(Figure scripts)
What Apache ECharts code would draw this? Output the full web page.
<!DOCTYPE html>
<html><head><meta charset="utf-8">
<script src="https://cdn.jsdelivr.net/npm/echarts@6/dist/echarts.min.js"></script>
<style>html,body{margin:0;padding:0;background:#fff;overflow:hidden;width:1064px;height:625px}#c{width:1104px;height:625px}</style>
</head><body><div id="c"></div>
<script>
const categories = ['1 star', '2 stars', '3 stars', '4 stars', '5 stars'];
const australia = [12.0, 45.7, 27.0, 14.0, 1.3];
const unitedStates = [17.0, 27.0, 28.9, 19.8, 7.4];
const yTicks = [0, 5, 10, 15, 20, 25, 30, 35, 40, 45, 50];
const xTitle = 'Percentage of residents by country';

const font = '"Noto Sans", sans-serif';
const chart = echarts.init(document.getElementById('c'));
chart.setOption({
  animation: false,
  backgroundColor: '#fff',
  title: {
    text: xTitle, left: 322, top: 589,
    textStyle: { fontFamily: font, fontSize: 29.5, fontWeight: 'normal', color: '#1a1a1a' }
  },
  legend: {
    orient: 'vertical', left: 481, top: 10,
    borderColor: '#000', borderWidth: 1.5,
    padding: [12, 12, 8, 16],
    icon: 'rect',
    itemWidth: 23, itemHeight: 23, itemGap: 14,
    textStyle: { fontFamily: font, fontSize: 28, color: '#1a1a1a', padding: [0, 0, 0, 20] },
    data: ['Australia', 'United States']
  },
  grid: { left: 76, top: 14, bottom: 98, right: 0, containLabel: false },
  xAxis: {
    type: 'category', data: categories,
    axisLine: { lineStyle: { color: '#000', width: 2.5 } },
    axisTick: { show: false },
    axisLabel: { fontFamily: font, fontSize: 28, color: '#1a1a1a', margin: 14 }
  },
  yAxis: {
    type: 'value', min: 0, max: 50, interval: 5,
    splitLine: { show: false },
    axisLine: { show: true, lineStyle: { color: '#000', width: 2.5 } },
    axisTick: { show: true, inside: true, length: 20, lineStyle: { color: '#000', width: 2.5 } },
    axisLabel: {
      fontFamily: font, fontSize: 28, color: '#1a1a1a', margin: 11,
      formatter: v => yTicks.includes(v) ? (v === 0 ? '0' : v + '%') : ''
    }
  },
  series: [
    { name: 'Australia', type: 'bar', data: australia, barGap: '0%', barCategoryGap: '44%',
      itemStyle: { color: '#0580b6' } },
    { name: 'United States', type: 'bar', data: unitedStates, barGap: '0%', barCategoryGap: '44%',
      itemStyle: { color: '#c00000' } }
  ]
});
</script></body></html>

==

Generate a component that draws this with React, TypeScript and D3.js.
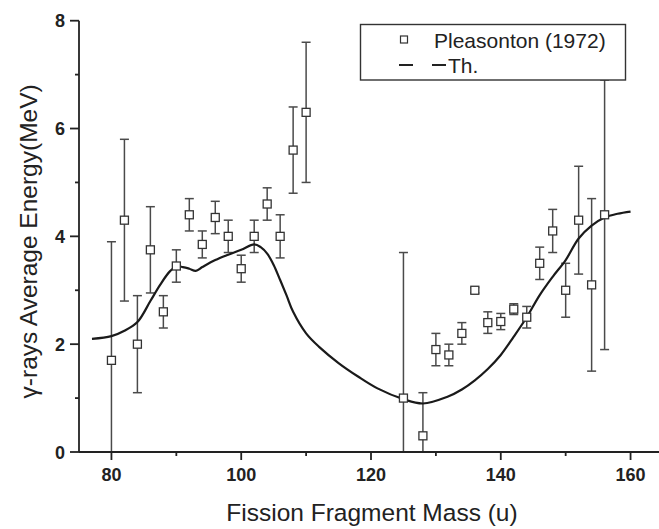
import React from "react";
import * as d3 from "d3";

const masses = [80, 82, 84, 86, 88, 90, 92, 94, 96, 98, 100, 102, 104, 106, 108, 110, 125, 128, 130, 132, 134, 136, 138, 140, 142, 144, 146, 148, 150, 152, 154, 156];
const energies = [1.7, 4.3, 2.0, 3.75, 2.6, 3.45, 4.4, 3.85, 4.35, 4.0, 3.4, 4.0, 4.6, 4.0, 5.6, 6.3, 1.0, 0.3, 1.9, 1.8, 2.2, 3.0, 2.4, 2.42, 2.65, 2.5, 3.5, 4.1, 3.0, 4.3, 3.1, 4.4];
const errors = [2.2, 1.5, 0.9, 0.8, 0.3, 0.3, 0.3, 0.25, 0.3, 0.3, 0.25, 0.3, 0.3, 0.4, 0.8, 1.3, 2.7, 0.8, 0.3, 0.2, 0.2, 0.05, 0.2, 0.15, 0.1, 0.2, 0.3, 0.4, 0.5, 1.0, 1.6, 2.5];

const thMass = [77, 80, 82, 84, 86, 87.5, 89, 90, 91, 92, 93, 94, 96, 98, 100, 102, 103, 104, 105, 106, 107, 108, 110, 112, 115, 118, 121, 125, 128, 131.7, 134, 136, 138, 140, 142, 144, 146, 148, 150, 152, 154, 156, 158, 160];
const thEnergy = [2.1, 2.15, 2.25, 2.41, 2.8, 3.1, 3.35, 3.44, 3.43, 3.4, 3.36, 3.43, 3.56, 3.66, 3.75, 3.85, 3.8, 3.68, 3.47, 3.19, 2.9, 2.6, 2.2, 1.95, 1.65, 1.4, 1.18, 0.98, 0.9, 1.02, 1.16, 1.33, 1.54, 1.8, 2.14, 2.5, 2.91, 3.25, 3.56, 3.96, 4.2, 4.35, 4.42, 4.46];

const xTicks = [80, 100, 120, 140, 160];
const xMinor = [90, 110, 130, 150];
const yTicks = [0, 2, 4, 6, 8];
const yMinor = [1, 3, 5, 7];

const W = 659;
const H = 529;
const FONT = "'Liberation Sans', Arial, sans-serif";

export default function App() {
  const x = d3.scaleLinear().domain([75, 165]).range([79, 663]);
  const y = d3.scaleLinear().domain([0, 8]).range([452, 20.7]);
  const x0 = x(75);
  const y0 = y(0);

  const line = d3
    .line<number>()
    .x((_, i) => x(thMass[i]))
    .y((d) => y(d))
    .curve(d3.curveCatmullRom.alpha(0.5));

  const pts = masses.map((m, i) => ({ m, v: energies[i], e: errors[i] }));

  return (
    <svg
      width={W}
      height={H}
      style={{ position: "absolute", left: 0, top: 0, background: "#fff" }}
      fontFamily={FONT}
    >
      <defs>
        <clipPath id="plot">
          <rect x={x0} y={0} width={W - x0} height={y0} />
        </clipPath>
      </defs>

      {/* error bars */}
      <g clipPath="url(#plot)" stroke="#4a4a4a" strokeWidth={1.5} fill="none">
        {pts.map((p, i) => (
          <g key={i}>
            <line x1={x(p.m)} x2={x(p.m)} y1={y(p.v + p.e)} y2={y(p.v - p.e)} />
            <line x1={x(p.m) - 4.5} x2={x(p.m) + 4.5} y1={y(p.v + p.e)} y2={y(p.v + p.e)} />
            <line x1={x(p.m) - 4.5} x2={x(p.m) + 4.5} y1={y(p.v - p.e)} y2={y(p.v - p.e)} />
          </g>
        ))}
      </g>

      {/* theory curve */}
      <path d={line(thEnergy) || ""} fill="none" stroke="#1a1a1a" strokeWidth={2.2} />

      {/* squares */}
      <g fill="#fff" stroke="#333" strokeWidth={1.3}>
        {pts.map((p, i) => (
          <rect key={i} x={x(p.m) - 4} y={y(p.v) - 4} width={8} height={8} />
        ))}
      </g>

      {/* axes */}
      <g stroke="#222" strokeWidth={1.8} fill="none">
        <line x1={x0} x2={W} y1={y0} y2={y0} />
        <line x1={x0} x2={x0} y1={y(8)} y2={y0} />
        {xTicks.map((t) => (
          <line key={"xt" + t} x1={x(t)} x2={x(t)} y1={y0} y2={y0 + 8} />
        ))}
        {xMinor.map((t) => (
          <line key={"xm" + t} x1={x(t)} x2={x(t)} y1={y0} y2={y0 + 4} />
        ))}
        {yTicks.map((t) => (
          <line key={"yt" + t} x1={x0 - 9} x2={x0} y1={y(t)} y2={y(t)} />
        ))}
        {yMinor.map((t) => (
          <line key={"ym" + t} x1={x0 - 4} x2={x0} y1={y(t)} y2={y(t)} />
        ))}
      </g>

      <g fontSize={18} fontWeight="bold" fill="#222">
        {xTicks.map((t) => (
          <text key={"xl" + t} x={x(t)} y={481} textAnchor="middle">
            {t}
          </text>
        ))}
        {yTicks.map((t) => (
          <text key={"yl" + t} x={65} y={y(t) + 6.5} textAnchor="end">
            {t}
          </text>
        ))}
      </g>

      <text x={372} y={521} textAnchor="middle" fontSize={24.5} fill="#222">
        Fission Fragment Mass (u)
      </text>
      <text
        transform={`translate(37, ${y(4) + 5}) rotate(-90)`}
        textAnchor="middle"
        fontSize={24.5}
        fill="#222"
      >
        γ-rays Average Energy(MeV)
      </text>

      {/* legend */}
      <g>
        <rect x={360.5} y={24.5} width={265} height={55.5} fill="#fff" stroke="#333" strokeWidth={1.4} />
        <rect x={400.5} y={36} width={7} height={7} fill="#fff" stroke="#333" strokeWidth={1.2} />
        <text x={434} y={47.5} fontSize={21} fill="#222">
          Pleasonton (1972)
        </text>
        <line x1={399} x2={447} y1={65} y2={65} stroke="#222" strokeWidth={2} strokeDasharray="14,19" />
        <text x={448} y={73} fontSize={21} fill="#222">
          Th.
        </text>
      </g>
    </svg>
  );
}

### WORK TO BE COMPLETED
Copy word for word every line from the one with "Generate a component" through the one with "import * as", including both. No pictures belong in the copy.

### PROBLEM SOLUTION
Generate a component that draws this with React, TypeScript and D3.js.
import React from "react";
import * as d3 from "d3";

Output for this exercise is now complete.